> GIVEN INSTRUCTION
Copy every line in which the string "chart" occurs.

> RAW RECORDS
....................
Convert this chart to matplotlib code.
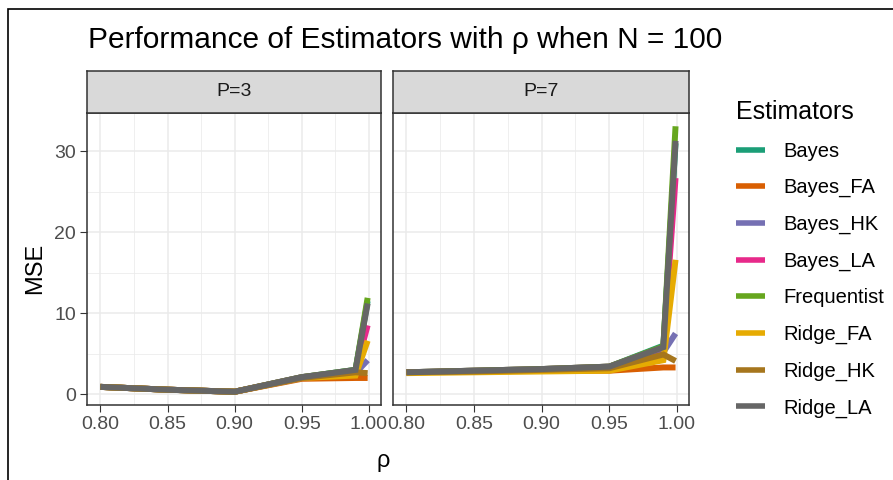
....................
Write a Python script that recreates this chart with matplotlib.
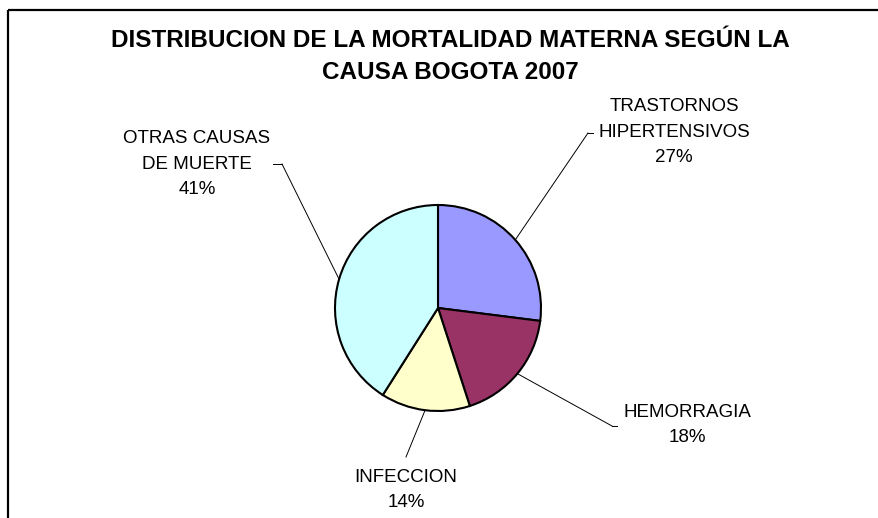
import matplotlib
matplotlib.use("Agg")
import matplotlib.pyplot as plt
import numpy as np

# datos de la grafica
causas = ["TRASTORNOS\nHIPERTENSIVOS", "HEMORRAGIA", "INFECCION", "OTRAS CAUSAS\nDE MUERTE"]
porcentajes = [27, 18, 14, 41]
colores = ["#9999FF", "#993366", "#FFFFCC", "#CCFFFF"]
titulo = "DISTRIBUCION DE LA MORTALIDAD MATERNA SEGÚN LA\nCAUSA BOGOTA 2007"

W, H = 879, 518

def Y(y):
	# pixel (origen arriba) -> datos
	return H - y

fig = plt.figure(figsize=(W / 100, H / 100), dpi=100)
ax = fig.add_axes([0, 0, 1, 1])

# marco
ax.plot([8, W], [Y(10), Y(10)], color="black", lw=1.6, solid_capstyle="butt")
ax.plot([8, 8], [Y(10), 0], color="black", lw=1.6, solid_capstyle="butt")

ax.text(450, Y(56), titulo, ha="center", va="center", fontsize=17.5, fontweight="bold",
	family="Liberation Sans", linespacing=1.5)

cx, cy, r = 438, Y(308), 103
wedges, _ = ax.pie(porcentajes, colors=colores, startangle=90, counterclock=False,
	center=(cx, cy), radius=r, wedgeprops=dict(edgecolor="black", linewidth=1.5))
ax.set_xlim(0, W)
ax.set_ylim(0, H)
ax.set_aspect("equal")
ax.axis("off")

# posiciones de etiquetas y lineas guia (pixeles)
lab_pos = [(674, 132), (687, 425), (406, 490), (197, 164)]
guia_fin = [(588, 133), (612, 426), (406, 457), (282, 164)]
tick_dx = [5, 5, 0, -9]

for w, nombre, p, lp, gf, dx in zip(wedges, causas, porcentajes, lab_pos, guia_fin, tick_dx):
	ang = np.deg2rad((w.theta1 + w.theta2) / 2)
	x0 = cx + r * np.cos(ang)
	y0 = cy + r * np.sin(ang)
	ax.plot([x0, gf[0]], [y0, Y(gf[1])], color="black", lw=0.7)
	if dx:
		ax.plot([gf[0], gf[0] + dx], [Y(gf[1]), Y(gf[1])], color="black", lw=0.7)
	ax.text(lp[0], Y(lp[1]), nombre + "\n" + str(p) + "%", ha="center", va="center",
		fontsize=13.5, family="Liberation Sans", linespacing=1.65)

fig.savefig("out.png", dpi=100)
....................
> FULL ANSWER
Convert this chart to matplotlib code.
Write a Python script that recreates this chart with matplotlib.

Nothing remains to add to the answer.